start Dataset extract

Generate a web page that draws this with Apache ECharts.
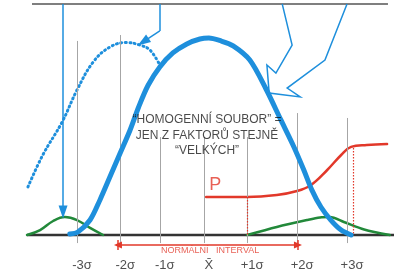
<!DOCTYPE html>
<html>
<head>
<meta charset="utf-8">
<script src="https://cdn.jsdelivr.net/npm/echarts@6/dist/echarts.min.js"></script>
<style>
html, body { margin: 0; padding: 0; background: #fff; }
#chart { width: 394px; height: 269px; }
</style>
</head>
<body>
<div id="chart"></div>
<script>
'use strict';

// x is in sigma units, y in percent of the main bell's height
var sigmaLabels = ['-3σ', '-2σ', '-1σ', 'X̄', '+1σ', '+2σ', '+3σ'];
var sigmaPos = [-3.0, -2.04, -1.16, -0.18, 0.78, 1.89, 3.0];
var sigmaTop = [98.5, 101.5, 49.7, 49.7, 49.7, 61.9, 59.4];

var mainBell = [[-3.16, 0.5], [-2.98, 1.5], [-2.71, 7.6], [-2.49, 17.8], [-2.27, 29.4], [-2.04, 41.6],
	[-1.82, 53.3], [-1.63, 65.0], [-1.42, 76.0], [-1.16, 85.3], [-0.87, 92.4], [-0.56, 97.0],
	[-0.27, 99.5], [-0.07, 100], [0.2, 98.5], [0.47, 96.0], [0.84, 88.8], [1.2, 74.1],
	[1.53, 58.4], [1.82, 44.7], [2.04, 33.0], [2.22, 22.8], [2.42, 14.2], [2.64, 7.6],
	[2.87, 2.5], [3.09, 0]];
var shiftedBell = [[-4.09, 24.4], [-3.76, 40.6], [-3.33, 57.4], [-3.0, 73.6], [-2.64, 87.8],
	[-2.27, 95.4], [-1.9, 97.7], [-1.6, 96.4], [-1.38, 93.9], [-1.16, 86.3]];
var leftTail = [[-4.11, 0], [-3.82, 2.5], [-3.53, 7.1], [-3.27, 9.1], [-3.0, 7.6], [-2.71, 3.6], [-2.42, 0]];
var rightTail = [[0.78, 0], [1.44, 4.1], [2.11, 7.6], [2.4, 8.9], [2.62, 9.1], [2.93, 6.6], [3.38, 2.8], [3.95, 0]];
var curveP = [[-0.13, 19.3], [0.78, 19.3], [1.44, 20.3], [1.89, 22.3], [2.2, 25.4], [2.56, 33.0],
	[2.87, 40.6], [3.09, 44.7], [3.44, 45.7], [3.89, 46.2]];
var pMarks = [[0.78, 19.3], [3.13, 44.2]];
var interval = [-2.09, 1.91];

var noteLines = ['“HOMOGENNÍ SOUBOR” =', 'JEN Z FAKTORŮ STEJNĚ', '“VELKÝCH”'];
var intervalText = 'NORMÁLNÍ   INTERVAL';

// top table and pointer arrows
var tableEdges = [-4.0, -1.96, 0.27, 1.96, 3.91];
var hollowArrow = [[1.56, 117.3], [1.78, 96.4], [1.42, 82.2], [1.22, 86.3], [1.27, 72.1],
	[1.96, 70.1], [1.67, 74.6], [2.51, 88.8], [3.0, 117.3]];

var BLUE = '#1e8fdc';
var GREEN = '#22893a';
var RED = '#e2382a';
var GRAY = '#a6a6a6';
var FONT = '"Liberation Sans", Arial, sans-serif';

function seg(a, b) {
	return [{ coord: a }, { coord: b }];
}

function bare(a, b) {
	var s = seg(a, b);
	s[0].symbol = 'none';
	s[1].symbol = 'none';
	return s;
}

function curve(name, data, color, width, extra) {
	return Object.assign({
		name: name,
		type: 'line',
		data: data,
		smooth: 0.4,
		symbol: 'none',
		silent: true,
		lineStyle: { color: color, width: width, cap: 'round' }
	}, extra || {});
}

var chart = echarts.init(document.getElementById('chart'));

chart.setOption({
	animation: false,
	grid: { left: 0, right: 0, top: 0, bottom: 0 },
	xAxis: { type: 'value', min: -4.711, max: 4.044, show: false },
	yAxis: { type: 'value', min: -17.26, max: 119.29, show: false },
	series: [
		// gray sigma guides
		{
			type: 'line',
			data: [],
			silent: true,
			z: 1,
			markLine: {
				silent: true,
				symbol: ['none', 'none'],
				label: { show: false },
				lineStyle: { color: GRAY, width: 1, type: 'solid' },
				data: sigmaPos.map(function (x, i) {
					return seg([x, sigmaTop[i]], [x, -4.1]);
				})
			}
		},
		// baseline
		{
			type: 'line',
			data: [[-4.11, 0], [4.044, 0]],
			symbol: 'none',
			silent: true,
			z: 2,
			lineStyle: { color: '#333', width: 2.5 }
		},
		// top table
		{
			type: 'line',
			data: [[tableEdges[0], 117.3], [tableEdges[4], 117.3]],
			symbol: 'none',
			silent: true,
			lineStyle: { color: '#555', width: 1.5 },
			markLine: {
				silent: true,
				symbol: ['none', 'none'],
				label: { show: false },
				data: tableEdges.map(function (x, i) {
					var s = seg([x, 117.3], [x, 119.3]);
					s[0].lineStyle = { color: i === 2 ? '#22207a' : '#555', width: 1.5, type: 'solid' };
					return s;
				})
			}
		},
		// red dotted marks under P
		{
			type: 'line',
			data: [],
			silent: true,
			markLine: {
				silent: true,
				symbol: ['none', 'none'],
				label: { show: false },
				lineStyle: { color: RED, width: 1.2, type: [1.5, 1.5] },
				data: pMarks.map(function (p) {
					return seg(p, [p[0], 0]);
				})
			}
		},
		curve('leftTail', leftTail, GREEN, 2.5, { z: 3 }),
		curve('rightTail', rightTail, GREEN, 2.5, { z: 3, smooth: 0.3 }),
		curve('P', curveP, RED, 2.5, { z: 3 }),
		curve('shifted', shiftedBell, BLUE, 3, { z: 4, lineStyle: { color: BLUE, width: 3, type: [1, 3.5], cap: 'round' } }),
		curve('main', mainBell, BLUE, 5, { z: 5, smooth: 0.3 }),
		// pointer arrows
		{
			type: 'line',
			data: hollowArrow,
			symbol: 'none',
			silent: true,
			z: 6,
			lineStyle: { color: BLUE, width: 1.5, join: 'miter' },
			markLine: {
				silent: true,
				label: { show: false },
				lineStyle: { color: BLUE, width: 1.5, type: 'solid' },
				symbol: ['none', 'triangle'],
				symbolSize: [9, 13],
				data: [
					seg([-3.31, 117.3], [-3.31, 11.7]),
					seg([-1.16, 103.6], [-1.53, 98.0]),
					bare([-1.16, 117.3], [-1.16, 103.6])
				]
			}
		},
		// normal interval arrow
		{
			type: 'line',
			data: [],
			silent: true,
			z: 6,
			markLine: {
				silent: true,
				label: { show: false },
				lineStyle: { color: RED, width: 1.5, type: 'solid' },
				symbol: ['triangle', 'triangle'],
				symbolSize: [7, 8],
				data: [
					seg([interval[0], -5.1], [interval[1], -5.1]),
					bare([interval[0], -2.6], [interval[0], -7.6]),
					bare([interval[1], -2.6], [interval[1], -7.6])
				]
			}
		},
		// texts
		{
			type: 'scatter',
			symbolSize: 0,
			silent: true,
			z: 7,
			data: [
				{ value: [-0.11, 50.5], label: { formatter: noteLines.join('\n'), fontSize: 12, lineHeight: 15.5, color: '#1a1a1a' } },
				{ value: [0.07, 25.4], label: { formatter: 'P', fontSize: 18, color: RED } },
				{ value: [-0.04, -8.1], label: { formatter: intervalText, fontSize: 9, color: RED } }
			],
			label: { show: true, position: 'inside', align: 'center', verticalAlign: 'middle', fontFamily: FONT }
		},
		{
			type: 'scatter',
			symbolSize: 0,
			silent: true,
			z: 7,
			data: sigmaPos.map(function (x) { return [x, -15.2]; }),
			label: {
				show: true,
				position: 'inside',
				offset: [5, 0],
				align: 'center',
				verticalAlign: 'middle',
				fontFamily: FONT,
				fontSize: 13,
				color: '#222',
				formatter: function (p) { return sigmaLabels[p.dataIndex]; }
			}
		}
	]
});
</script>
</body>
</html>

end Dataset extract

** What to work on **
In the data above, please extract the lines from the first one through the line with "var intervalText = 'NORMÁLNÍ", exactly, and keep pictures out.

** Task result **
Generate a web page that draws this with Apache ECharts.
<!DOCTYPE html>
<html>
<head>
<meta charset="utf-8">
<script src="https://cdn.jsdelivr.net/npm/echarts@6/dist/echarts.min.js"></script>
<style>
html, body { margin: 0; padding: 0; background: #fff; }
#chart { width: 394px; height: 269px; }
</style>
</head>
<body>
<div id="chart"></div>
<script>
'use strict';

// x is in sigma units, y in percent of the main bell's height
var sigmaLabels = ['-3σ', '-2σ', '-1σ', 'X̄', '+1σ', '+2σ', '+3σ'];
var sigmaPos = [-3.0, -2.04, -1.16, -0.18, 0.78, 1.89, 3.0];
var sigmaTop = [98.5, 101.5, 49.7, 49.7, 49.7, 61.9, 59.4];

var mainBell = [[-3.16, 0.5], [-2.98, 1.5], [-2.71, 7.6], [-2.49, 17.8], [-2.27, 29.4], [-2.04, 41.6],
	[-1.82, 53.3], [-1.63, 65.0], [-1.42, 76.0], [-1.16, 85.3], [-0.87, 92.4], [-0.56, 97.0],
	[-0.27, 99.5], [-0.07, 100], [0.2, 98.5], [0.47, 96.0], [0.84, 88.8], [1.2, 74.1],
	[1.53, 58.4], [1.82, 44.7], [2.04, 33.0], [2.22, 22.8], [2.42, 14.2], [2.64, 7.6],
	[2.87, 2.5], [3.09, 0]];
var shiftedBell = [[-4.09, 24.4], [-3.76, 40.6], [-3.33, 57.4], [-3.0, 73.6], [-2.64, 87.8],
	[-2.27, 95.4], [-1.9, 97.7], [-1.6, 96.4], [-1.38, 93.9], [-1.16, 86.3]];
var leftTail = [[-4.11, 0], [-3.82, 2.5], [-3.53, 7.1], [-3.27, 9.1], [-3.0, 7.6], [-2.71, 3.6], [-2.42, 0]];
var rightTail = [[0.78, 0], [1.44, 4.1], [2.11, 7.6], [2.4, 8.9], [2.62, 9.1], [2.93, 6.6], [3.38, 2.8], [3.95, 0]];
var curveP = [[-0.13, 19.3], [0.78, 19.3], [1.44, 20.3], [1.89, 22.3], [2.2, 25.4], [2.56, 33.0],
	[2.87, 40.6], [3.09, 44.7], [3.44, 45.7], [3.89, 46.2]];
var pMarks = [[0.78, 19.3], [3.13, 44.2]];
var interval = [-2.09, 1.91];

var noteLines = ['“HOMOGENNÍ SOUBOR” =', 'JEN Z FAKTORŮ STEJNĚ', '“VELKÝCH”'];
var intervalText = 'NORMÁLNÍ   INTERVAL';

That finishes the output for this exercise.